Home1860 Edition

CHAPLAIN

Volume 6 · 266 words · 1860 Edition

an ecclesiastic who has a chapel, or who performs service in a chapel, whether public or private.

In England there are forty-eight royal chaplains, who attend, four each month, to perform divine service for the royal family. While in waiting they have a table and attendance, but no salary. In Scotland there are six royal chaplains, with a salary of £50 each, three of them having in addition the deanery of the chapel-royal divided among them, making up about £600 a year to each. Their only duty at present is to say prayers at the election of representative peers for Scotland.

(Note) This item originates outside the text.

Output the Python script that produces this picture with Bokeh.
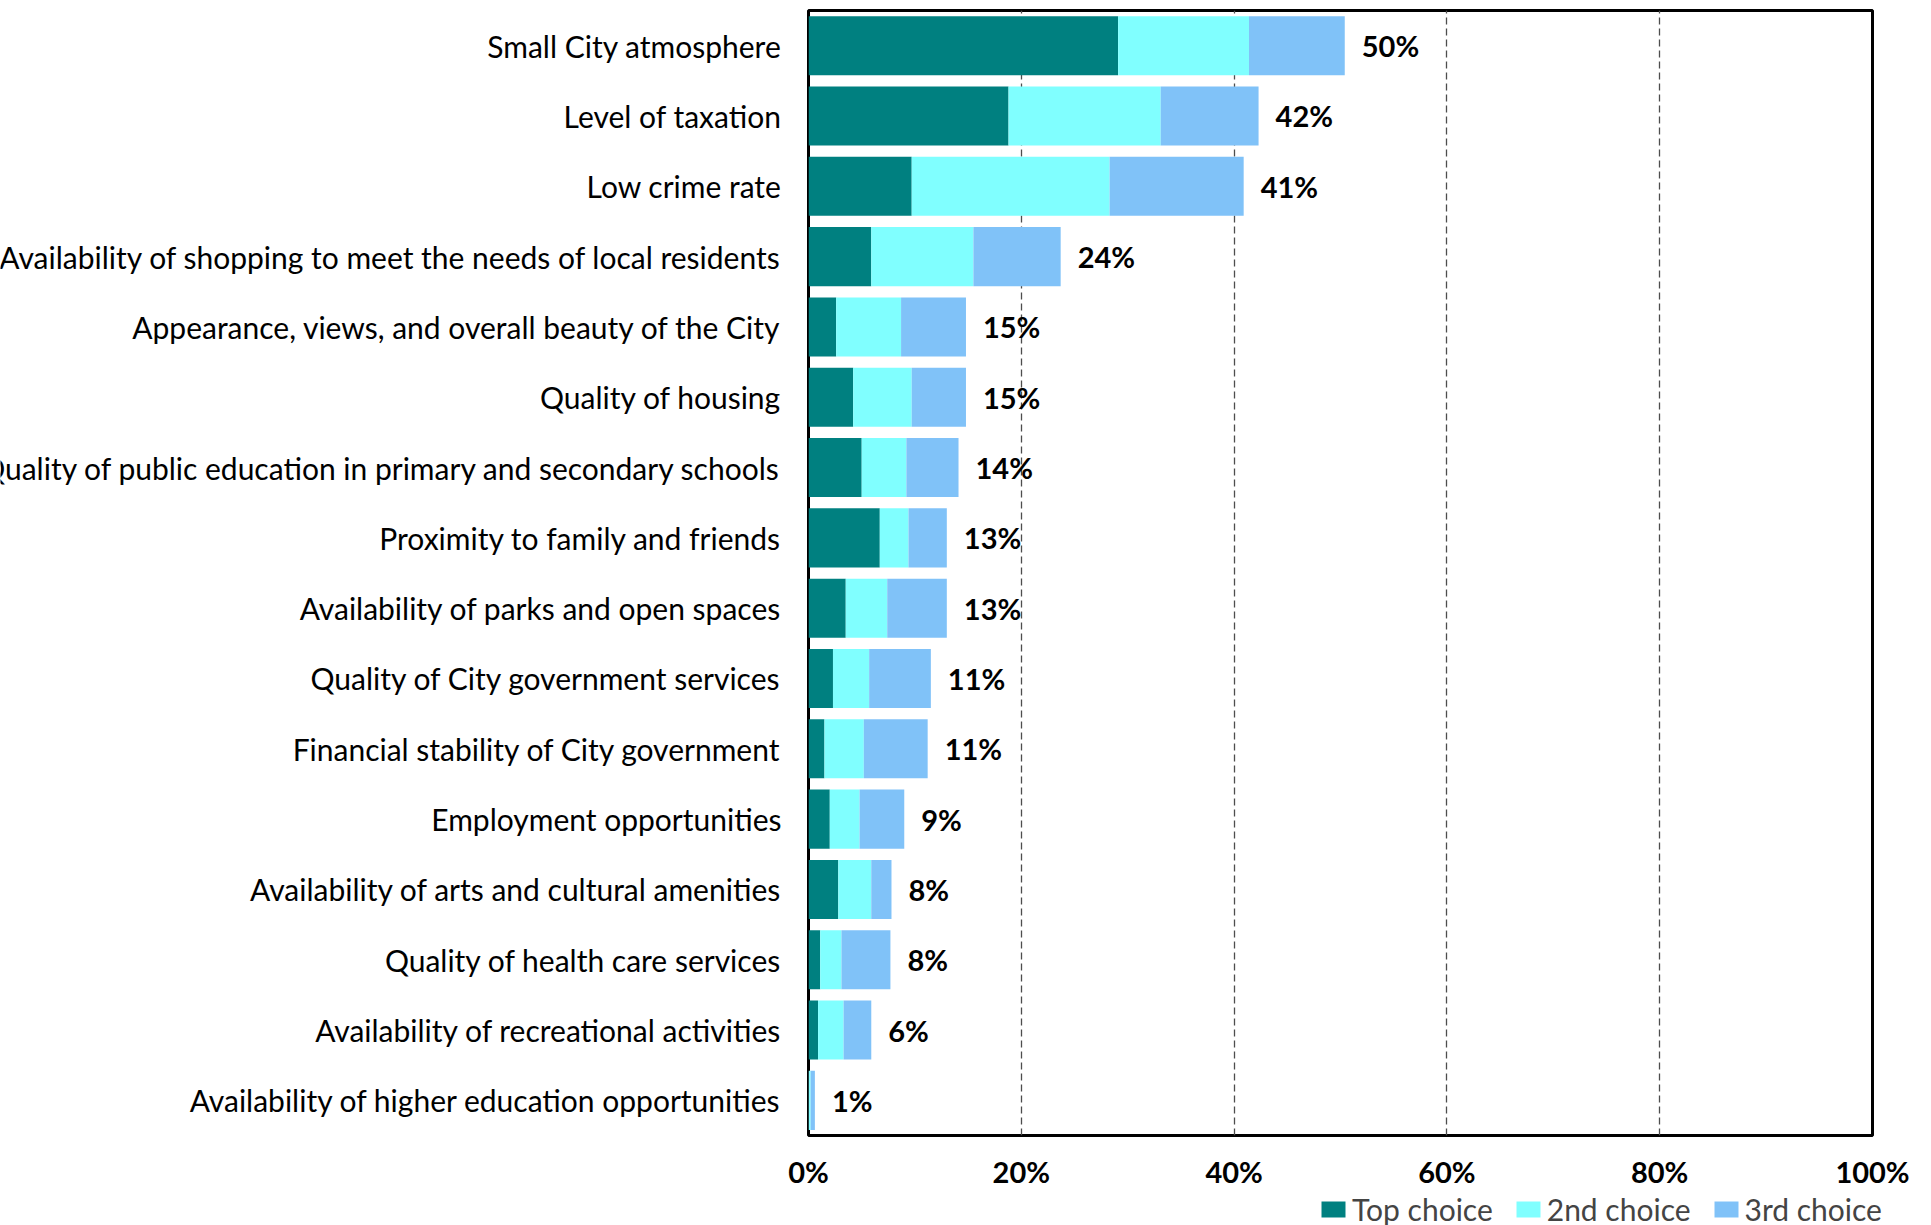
from bokeh.plotting import figure
from bokeh.layouts import row, column
from bokeh.models import (ColumnDataSource, Range1d, FactorRange, Legend, LegendItem,
                          FixedTicker, PrintfTickFormatter, LabelSet)
from bokeh.core.properties import value
from bokeh.embed import file_html
from bokeh.resources import INLINE

categories = [
    "Small City atmosphere",
    "Level of taxation",
    "Low crime rate",
    "Availability of shopping to meet the needs of local residents",
    "Appearance, views, and overall beauty of the City",
    "Quality of housing",
    "Quality of public education in primary and secondary schools",
    "Proximity to family and friends",
    "Availability of parks and open spaces",
    "Quality of City government services",
    "Financial stability of City government",
    "Employment opportunities",
    "Availability of arts and cultural amenities",
    "Quality of health care services",
    "Availability of recreational activities",
    "Availability of higher education opportunities",
]
top_choice = [29.1, 18.8, 9.7, 5.9, 2.6, 4.2, 5.0, 6.7, 3.5, 2.3, 1.5, 2.0, 2.8, 1.1, 0.9, 0.0]
second_choice = [12.3, 14.3, 18.6, 9.6, 6.1, 5.5, 4.2, 2.7, 3.9, 3.4, 3.7, 2.8, 3.1, 2.0, 2.4, 0.2]
third_choice = [9.0, 9.2, 12.6, 8.2, 6.1, 5.1, 4.9, 3.6, 5.6, 5.8, 6.0, 4.2, 1.9, 4.6, 2.6, 0.4]
total_labels = ["50%", "42%", "41%", "24%", "15%", "15%", "14%", "13%", "13%",
                "11%", "11%", "9%", "8%", "8%", "6%", "1%"]
series_names = ["Top choice", "2nd choice", "3rd choice"]
series_colors = ["#008080", "#80FFFF", "#80C2F8"]
x_ticks = [0, 20, 40, 60, 80, 100]
grid_ticks = [20, 40, 60, 80]

totals = [a + b + c for a, b, c in zip(top_choice, second_choice, third_choice)]
source = ColumnDataSource(dict(cat=categories, top=top_choice, second=second_choice,
                               third=third_choice, total=totals, label=total_labels,
                               one=[1] * len(categories)))

FONT = "Lato"
FRAME_H = 1125
y_range = FactorRange(*reversed(categories), range_padding=0)


def blank(fig):
    fig.axis.visible = False
    fig.grid.visible = False
    fig.outline_line_color = None
    fig.background_fill_color = "white"
    fig.border_fill_color = "white"


# ---- left figure: category labels ----
lab = figure(frame_width=784, frame_height=FRAME_H, y_range=y_range, x_range=Range1d(0, 1),
             output_backend="svg", toolbar_location=None,
             min_border_left=0, min_border_right=0, min_border_top=10, min_border_bottom=0)
blank(lab)
lab.text(x="one", y="cat", text="cat", source=source, x_offset=-3,
         text_align="right", text_baseline="middle",
         text_font=value(FONT), text_font_size="30px", text_color="black")

# ---- main figure ----
p = figure(frame_width=1064, frame_height=FRAME_H, y_range=y_range, x_range=Range1d(0, 100),
           output_backend="svg", toolbar_location=None,
           min_border_left=24, min_border_right=55, min_border_top=10, min_border_bottom=0)
p.background_fill_color = "white"
p.border_fill_color = "white"
p.outline_line_color = "black"
p.outline_line_width = 3

renderers = p.hbar_stack(["top", "second", "third"], y="cat", height=0.84,
                         color=series_colors, line_color=None, source=source)

p.xgrid.ticker = FixedTicker(ticks=grid_ticks)
p.xgrid.grid_line_color = "#4d4d4d"
p.xgrid.grid_line_dash = "7 4"
p.xgrid.grid_line_width = 1.3
p.ygrid.grid_line_color = None

p.xaxis.ticker = FixedTicker(ticks=x_ticks)
p.xaxis.formatter = PrintfTickFormatter(format="%d%%")
p.xaxis.axis_line_color = None
p.xaxis.major_tick_line_color = None
p.xaxis.minor_tick_line_color = None
p.xaxis.major_tick_out = 0
p.xaxis.major_tick_in = 0
p.xaxis.major_label_standoff = 18
p.xaxis.major_label_text_font = FONT
p.xaxis.major_label_text_font_style = "bold"
p.xaxis.major_label_text_font_size = "29px"
p.xaxis.major_label_text_color = "black"
p.yaxis.visible = False

tot_labels = LabelSet(x="total", y="cat", text="label", source=source, x_offset=17,
                      text_align="left", text_baseline="middle",
                      text_font=value(FONT), text_font_style="bold",
                      text_font_size="29px", text_color="black")
p.add_layout(tot_labels)

# ---- legend strip (placeholder renderers hold only the legend colours) ----
leg = figure(frame_width=1114, frame_height=36, x_range=Range1d(0, 1), y_range=Range1d(0, 1),
             output_backend="svg", toolbar_location=None,
             min_border_left=24, min_border_right=5, min_border_top=0, min_border_bottom=0)
blank(leg)
nan = float("nan")
swatches = [leg.hbar(y=[nan], right=[nan], height=0.5, fill_color=c, line_color=None)
            for c in series_colors]
legend = Legend(items=[LegendItem(label=n, renderers=[r]) for n, r in zip(series_names, swatches)],
                orientation="horizontal", location=(510, 0),
                padding=0, margin=0, spacing=20, label_standoff=4,
                glyph_width=30, glyph_height=20, label_height=20,
                border_line_color=None, background_fill_alpha=0,
                label_text_font=FONT, label_text_font_size="30px")
leg.add_layout(legend)

layout = row(lab, column(p, leg, spacing=0), spacing=0)
open("out.html", "w").write(file_html(layout, INLINE))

CHAPLAINS of the Pope are the auditors or judges of causes in the sacred palace; so called because the pope ancienly gave audience in his chapel, for the decision of causes sent from the several parts of Christendom. He summoned hither as assessors the most learned lawyers of his time, who hence acquired the appellation of *capellani*, chaplains. It is from the decrees formerly pronounced by these assessors that the body of Decretals is composed. Pope Sixtus IV. reduced their number to twelve. Some say the shrines of relics were covered with a kind of tent-cape, or *capella*, that is, little cape; and that hence the priests who had the care of them were called chaplains. In time these relics were deposited in a little chest, either contiguous to or separate from a larger one; and the same name, *capella*, which was given to the cover, was also applied to the place where it was lodged; hence the priest who superintended it was called chaplain.